IGT's stock tumbled $2.07 - more than 12% - to $14.99 a share in trading Thursday after the company's adjusted earnings of 24 cents a share came in below expectations of 33 cents.
More than 6.4 million shares of the company changed hands Thursday, up from the stock's average daily volume of 2.8 million.
The company reported a loss in the quarter of $102 million after turning a profit of $79 million a year ago.
Revenue also decreased by 6%, falling to $1.27 billion from $1.36 billion the same time last year, but was in line with Wall Street estimates. IGT executives cited poor performance in its international segment for the decrease.
The company, which produces and operates gaming and lottery machines in more than 100 countries, had a 27% decrease in its revenue generated from its gaming services in its international markets and a 20% decrease in its North American market.
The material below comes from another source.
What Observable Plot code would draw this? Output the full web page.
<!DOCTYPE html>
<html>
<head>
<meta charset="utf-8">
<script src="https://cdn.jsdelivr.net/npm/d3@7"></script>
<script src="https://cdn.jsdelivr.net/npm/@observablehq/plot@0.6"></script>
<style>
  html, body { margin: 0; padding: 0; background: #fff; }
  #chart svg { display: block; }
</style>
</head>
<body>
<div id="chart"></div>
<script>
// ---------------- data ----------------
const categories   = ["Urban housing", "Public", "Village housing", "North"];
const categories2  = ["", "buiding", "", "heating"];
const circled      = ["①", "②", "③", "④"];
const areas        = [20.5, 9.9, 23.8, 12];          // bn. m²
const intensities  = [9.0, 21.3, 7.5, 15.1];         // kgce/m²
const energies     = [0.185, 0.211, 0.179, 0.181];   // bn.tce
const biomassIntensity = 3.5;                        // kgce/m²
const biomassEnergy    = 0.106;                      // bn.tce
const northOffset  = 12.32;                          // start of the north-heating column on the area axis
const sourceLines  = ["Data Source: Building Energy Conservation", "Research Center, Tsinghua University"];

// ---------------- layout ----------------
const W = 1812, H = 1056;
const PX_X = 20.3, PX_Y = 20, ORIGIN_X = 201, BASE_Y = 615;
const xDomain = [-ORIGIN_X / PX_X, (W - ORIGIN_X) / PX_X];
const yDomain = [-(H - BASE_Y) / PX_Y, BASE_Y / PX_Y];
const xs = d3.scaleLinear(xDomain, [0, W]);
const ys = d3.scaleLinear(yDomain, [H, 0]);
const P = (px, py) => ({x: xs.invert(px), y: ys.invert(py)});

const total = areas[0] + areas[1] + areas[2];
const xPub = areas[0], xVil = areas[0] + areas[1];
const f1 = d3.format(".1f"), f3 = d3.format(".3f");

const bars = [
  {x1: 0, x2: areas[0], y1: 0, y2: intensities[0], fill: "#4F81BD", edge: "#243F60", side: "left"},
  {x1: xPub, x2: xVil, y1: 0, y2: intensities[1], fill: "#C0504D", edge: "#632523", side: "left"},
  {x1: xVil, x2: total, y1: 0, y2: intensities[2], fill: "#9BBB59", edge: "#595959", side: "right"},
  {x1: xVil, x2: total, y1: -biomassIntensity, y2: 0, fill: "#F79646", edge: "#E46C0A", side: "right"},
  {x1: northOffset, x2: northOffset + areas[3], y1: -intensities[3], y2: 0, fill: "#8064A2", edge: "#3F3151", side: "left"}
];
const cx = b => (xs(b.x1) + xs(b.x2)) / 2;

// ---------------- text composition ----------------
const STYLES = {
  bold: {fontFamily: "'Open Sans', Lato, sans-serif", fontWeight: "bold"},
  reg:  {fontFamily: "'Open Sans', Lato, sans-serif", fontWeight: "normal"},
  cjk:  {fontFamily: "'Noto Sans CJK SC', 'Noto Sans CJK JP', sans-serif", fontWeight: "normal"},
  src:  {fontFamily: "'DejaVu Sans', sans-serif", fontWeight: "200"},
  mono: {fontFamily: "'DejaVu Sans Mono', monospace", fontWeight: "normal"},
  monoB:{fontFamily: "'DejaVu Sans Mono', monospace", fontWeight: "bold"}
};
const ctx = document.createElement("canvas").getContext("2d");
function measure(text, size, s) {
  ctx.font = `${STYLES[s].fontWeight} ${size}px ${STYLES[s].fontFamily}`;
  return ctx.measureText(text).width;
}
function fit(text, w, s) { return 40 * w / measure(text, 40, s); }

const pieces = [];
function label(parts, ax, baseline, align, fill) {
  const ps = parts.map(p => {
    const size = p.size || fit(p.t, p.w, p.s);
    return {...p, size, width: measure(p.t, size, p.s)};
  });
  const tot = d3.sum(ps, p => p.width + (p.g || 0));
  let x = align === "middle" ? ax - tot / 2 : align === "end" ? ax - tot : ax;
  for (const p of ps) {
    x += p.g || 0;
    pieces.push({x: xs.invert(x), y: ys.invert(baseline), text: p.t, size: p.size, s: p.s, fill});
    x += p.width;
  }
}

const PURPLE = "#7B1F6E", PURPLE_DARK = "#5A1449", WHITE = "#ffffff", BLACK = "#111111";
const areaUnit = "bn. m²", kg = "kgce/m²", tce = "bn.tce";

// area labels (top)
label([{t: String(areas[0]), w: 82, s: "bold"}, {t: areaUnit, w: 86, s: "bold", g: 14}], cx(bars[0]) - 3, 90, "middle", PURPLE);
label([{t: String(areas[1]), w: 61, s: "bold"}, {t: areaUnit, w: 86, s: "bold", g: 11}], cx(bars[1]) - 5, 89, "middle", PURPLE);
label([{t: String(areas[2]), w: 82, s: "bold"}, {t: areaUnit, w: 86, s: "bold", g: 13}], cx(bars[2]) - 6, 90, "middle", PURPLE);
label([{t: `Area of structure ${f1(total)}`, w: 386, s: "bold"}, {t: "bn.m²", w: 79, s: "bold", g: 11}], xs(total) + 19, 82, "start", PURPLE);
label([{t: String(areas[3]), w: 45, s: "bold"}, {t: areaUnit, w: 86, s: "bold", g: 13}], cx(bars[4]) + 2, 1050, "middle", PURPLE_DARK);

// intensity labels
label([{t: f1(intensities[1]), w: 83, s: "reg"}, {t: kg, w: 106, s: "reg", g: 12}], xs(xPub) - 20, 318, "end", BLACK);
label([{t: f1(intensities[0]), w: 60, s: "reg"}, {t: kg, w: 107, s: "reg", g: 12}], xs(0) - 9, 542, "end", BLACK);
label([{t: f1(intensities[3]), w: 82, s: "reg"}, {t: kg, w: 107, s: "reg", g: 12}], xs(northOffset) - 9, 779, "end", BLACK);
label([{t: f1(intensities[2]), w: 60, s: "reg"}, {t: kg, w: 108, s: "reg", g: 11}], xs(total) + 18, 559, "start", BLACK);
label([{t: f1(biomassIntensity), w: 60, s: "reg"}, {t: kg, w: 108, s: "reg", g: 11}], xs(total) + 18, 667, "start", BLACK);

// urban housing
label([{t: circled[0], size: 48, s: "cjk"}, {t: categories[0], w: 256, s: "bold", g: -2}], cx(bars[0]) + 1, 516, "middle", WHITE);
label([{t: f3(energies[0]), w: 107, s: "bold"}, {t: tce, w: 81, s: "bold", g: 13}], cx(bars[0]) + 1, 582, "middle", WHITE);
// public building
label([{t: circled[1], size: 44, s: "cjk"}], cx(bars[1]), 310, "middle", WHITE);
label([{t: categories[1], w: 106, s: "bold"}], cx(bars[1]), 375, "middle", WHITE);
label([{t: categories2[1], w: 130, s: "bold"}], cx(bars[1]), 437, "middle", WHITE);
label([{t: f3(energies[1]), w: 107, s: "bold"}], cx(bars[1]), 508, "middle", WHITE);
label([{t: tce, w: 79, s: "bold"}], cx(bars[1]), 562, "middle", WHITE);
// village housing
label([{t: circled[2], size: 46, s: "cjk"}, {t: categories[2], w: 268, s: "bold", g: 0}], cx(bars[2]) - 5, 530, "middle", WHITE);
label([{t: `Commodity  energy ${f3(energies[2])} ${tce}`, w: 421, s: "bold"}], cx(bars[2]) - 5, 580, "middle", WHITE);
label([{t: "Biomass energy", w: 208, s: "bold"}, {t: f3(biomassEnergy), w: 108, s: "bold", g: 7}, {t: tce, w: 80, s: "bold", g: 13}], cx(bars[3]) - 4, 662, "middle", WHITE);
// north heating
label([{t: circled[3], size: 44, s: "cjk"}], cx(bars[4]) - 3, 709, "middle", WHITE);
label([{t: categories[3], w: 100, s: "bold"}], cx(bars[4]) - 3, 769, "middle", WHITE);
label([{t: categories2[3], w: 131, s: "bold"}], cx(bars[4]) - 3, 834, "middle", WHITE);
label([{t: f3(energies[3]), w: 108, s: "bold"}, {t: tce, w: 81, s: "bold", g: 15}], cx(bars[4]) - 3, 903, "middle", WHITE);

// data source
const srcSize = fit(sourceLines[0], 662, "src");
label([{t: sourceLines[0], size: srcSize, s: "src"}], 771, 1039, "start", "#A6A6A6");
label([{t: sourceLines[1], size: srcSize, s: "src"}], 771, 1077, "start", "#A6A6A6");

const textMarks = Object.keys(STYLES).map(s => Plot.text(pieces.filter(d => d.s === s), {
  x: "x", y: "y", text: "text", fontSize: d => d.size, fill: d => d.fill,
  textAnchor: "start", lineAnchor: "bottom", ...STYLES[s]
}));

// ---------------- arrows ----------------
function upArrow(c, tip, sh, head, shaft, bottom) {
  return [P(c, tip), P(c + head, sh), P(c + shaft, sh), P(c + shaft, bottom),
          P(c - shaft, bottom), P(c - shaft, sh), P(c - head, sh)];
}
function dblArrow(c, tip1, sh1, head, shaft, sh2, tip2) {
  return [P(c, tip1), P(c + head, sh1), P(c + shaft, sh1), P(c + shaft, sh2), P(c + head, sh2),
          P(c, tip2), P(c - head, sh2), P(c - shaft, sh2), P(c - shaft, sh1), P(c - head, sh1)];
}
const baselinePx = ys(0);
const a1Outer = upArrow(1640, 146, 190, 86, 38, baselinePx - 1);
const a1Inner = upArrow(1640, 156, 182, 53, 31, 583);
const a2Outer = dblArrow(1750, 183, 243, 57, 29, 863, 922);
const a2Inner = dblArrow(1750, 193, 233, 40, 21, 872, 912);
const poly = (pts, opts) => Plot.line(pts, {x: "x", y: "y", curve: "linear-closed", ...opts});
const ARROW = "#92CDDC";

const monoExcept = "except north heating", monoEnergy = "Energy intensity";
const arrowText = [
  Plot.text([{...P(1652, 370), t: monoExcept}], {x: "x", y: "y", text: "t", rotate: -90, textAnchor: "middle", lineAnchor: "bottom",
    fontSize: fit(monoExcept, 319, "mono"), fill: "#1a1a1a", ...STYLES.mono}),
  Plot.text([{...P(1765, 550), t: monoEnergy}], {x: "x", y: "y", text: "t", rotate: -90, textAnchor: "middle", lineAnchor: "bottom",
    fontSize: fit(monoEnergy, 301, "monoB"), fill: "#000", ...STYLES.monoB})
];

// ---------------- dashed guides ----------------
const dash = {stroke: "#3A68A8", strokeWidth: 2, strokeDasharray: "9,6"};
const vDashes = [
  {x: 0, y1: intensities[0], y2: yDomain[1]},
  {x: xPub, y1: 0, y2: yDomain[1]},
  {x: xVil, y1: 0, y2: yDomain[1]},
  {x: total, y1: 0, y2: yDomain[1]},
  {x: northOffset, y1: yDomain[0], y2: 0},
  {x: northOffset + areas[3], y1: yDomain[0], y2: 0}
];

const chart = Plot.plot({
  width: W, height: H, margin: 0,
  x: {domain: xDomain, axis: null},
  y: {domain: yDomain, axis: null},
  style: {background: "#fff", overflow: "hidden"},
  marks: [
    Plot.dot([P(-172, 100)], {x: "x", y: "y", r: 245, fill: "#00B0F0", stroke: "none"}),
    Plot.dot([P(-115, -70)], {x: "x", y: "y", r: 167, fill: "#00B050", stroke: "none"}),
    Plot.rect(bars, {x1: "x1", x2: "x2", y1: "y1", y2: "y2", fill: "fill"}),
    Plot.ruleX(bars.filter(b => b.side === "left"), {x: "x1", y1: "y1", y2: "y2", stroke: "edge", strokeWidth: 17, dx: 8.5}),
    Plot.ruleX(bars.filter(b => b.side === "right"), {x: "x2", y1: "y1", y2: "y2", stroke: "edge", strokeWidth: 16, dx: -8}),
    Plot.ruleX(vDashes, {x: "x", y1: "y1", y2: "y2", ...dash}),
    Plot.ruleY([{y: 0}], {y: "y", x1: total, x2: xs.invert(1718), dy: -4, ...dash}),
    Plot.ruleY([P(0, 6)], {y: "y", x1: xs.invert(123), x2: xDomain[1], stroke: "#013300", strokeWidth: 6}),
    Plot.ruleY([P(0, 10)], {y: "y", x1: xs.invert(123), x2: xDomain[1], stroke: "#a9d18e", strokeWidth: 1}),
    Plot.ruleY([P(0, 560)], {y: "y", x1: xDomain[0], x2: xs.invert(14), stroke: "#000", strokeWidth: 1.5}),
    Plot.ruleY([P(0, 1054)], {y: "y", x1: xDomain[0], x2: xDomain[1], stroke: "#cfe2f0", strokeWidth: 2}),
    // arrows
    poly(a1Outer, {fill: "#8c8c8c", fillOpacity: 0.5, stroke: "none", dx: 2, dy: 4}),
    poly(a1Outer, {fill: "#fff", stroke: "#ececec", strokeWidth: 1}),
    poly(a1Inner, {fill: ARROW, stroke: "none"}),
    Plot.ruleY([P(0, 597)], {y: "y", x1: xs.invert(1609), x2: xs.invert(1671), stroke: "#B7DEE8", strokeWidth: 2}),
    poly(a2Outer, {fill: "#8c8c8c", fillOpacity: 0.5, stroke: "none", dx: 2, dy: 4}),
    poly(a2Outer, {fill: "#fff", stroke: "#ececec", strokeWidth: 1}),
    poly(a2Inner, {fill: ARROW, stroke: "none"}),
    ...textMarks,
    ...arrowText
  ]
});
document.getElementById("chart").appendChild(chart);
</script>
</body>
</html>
Company executives did provide guidance for its adjusted EBITDA to be in the range of $1.7 billion to $1.76 billion as IGT heads into the 2019 fiscal year.
"Our 2018 results are in line with the improved outlook we provided in October. The year was characterized by strong global Lottery performance, resilience in Italy, and progress in North America Gaming," IGT CEO Marco Sala said. "We've established solid foundations to build on - securing large, long-term Lottery contracts in key markets and executing a full refresh of our gaming machine cabinet and content portfolio. These efforts will translate into improved free cash flow beginning in 2019."
Shares of the company have nosedived more than 45% over the past year.